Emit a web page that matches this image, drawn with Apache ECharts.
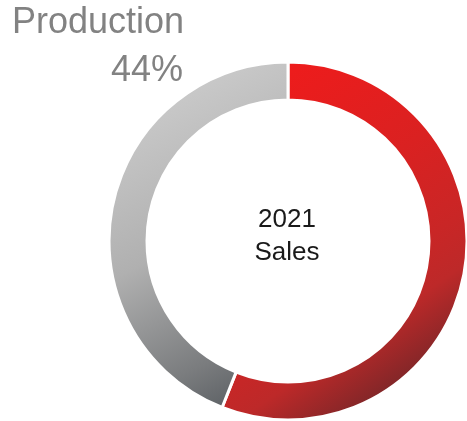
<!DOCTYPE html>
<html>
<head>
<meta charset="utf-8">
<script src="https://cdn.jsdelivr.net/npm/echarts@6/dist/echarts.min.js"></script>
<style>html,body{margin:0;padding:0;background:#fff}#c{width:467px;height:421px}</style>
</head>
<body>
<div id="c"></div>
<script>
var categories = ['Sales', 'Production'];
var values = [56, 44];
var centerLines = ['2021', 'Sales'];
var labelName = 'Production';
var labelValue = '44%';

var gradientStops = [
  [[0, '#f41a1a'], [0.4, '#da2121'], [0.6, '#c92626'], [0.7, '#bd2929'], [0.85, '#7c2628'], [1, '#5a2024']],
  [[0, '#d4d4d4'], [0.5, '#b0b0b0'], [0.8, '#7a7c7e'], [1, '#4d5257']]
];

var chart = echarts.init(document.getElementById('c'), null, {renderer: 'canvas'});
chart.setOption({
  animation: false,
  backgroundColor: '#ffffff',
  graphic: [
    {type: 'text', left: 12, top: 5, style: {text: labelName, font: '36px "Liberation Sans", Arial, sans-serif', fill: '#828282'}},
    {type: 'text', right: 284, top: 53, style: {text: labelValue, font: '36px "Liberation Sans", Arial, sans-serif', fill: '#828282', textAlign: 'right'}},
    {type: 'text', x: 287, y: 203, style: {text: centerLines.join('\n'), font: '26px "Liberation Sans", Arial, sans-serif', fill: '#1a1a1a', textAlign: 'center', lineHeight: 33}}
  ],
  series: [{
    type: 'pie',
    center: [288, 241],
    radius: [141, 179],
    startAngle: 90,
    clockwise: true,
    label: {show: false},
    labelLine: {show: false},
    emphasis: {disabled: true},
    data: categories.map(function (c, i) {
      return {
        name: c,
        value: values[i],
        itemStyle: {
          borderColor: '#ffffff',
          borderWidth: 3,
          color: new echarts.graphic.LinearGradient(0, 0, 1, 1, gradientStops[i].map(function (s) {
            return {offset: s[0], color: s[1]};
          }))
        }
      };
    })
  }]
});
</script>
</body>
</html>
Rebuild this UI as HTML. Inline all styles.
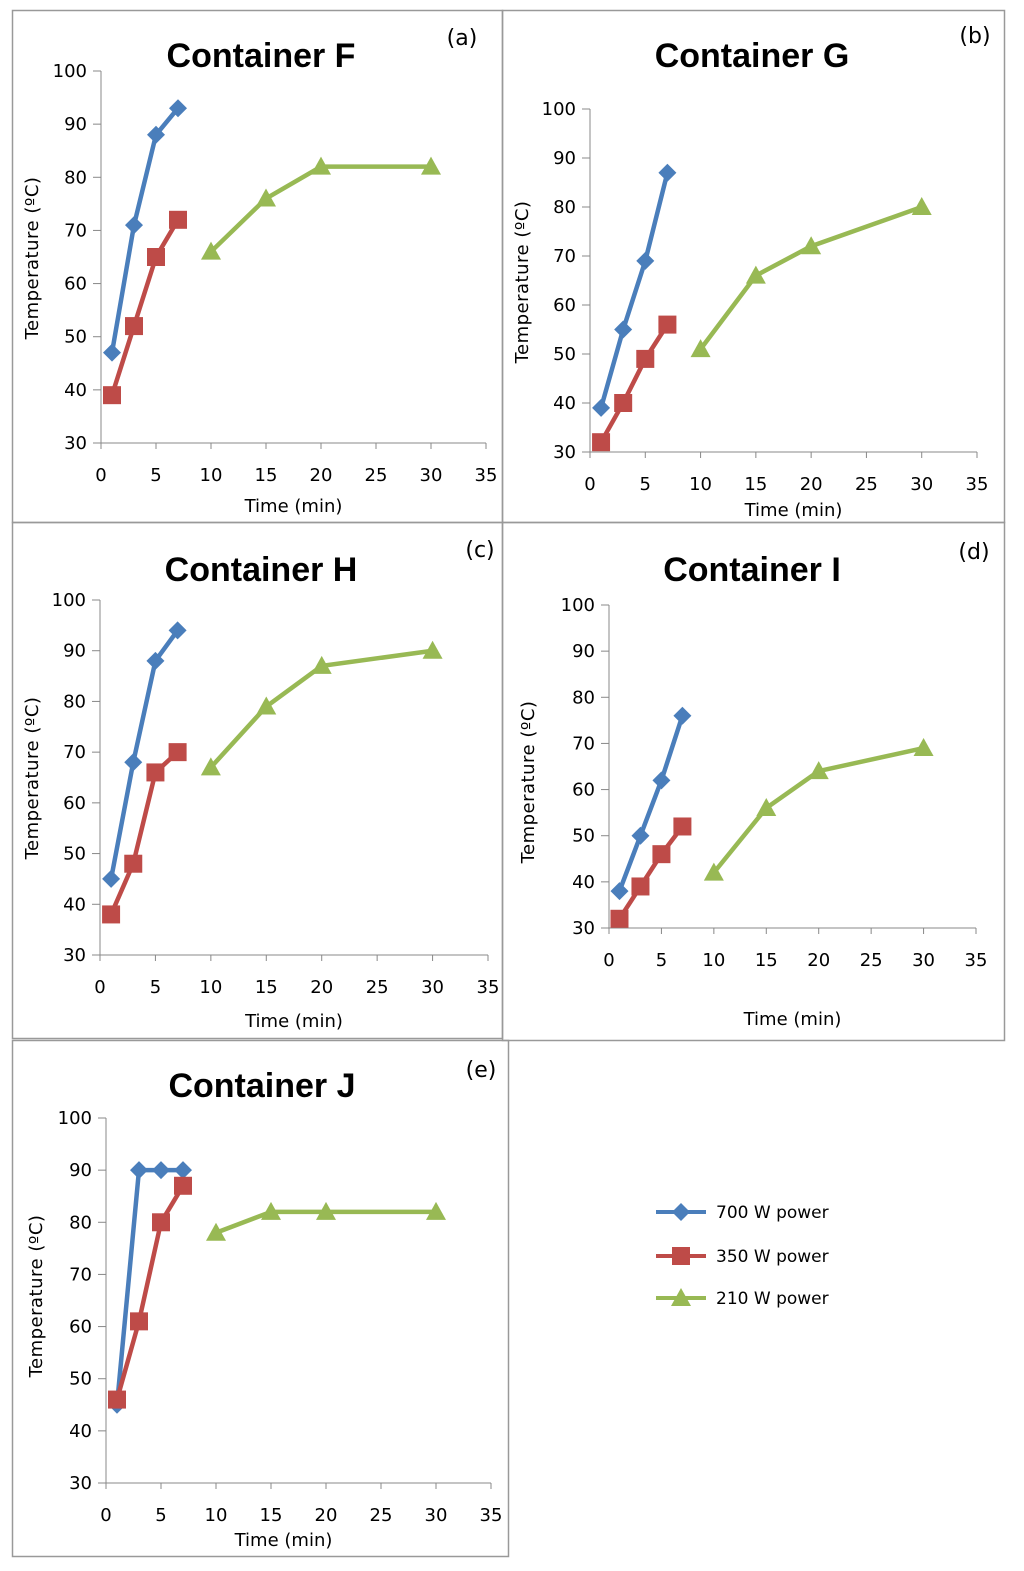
-.-.-
◆ **Written exercise**
Make an exact copy of all entries above, dropping the images.

◆ **Output of the exercise**
Emit a web page that matches this image, drawn with Apache ECharts.
<!DOCTYPE html>
<html>
<head>
<meta charset="utf-8">
<script src="https://cdn.jsdelivr.net/npm/echarts@6/dist/echarts.min.js"></script>
<style>html,body{margin:0;padding:0;background:#fff}#c{width:467px;height:421px}</style>
</head>
<body>
<div id="c"></div>
<script>
var categories = ['Sales', 'Production'];
var values = [56, 44];
var centerLines = ['2021', 'Sales'];
var labelName = 'Production';
var labelValue = '44%';

var gradientStops = [
  [[0, '#f41a1a'], [0.4, '#da2121'], [0.6, '#c92626'], [0.7, '#bd2929'], [0.85, '#7c2628'], [1, '#5a2024']],
  [[0, '#d4d4d4'], [0.5, '#b0b0b0'], [0.8, '#7a7c7e'], [1, '#4d5257']]
];

var chart = echarts.init(document.getElementById('c'), null, {renderer: 'canvas'});
chart.setOption({
  animation: false,
  backgroundColor: '#ffffff',
  graphic: [
    {type: 'text', left: 12, top: 5, style: {text: labelName, font: '36px "Liberation Sans", Arial, sans-serif', fill: '#828282'}},
    {type: 'text', right: 284, top: 53, style: {text: labelValue, font: '36px "Liberation Sans", Arial, sans-serif', fill: '#828282', textAlign: 'right'}},
    {type: 'text', x: 287, y: 203, style: {text: centerLines.join('\n'), font: '26px "Liberation Sans", Arial, sans-serif', fill: '#1a1a1a', textAlign: 'center', lineHeight: 33}}
  ],
  series: [{
    type: 'pie',
    center: [288, 241],
    radius: [141, 179],
    startAngle: 90,
    clockwise: true,
    label: {show: false},
    labelLine: {show: false},
    emphasis: {disabled: true},
    data: categories.map(function (c, i) {
      return {
        name: c,
        value: values[i],
        itemStyle: {
          borderColor: '#ffffff',
          borderWidth: 3,
          color: new echarts.graphic.LinearGradient(0, 0, 1, 1, gradientStops[i].map(function (s) {
            return {offset: s[0], color: s[1]};
          }))
        }
      };
    })
  }]
});
</script>
</body>
</html>
Rebuild this UI as HTML. Inline all styles.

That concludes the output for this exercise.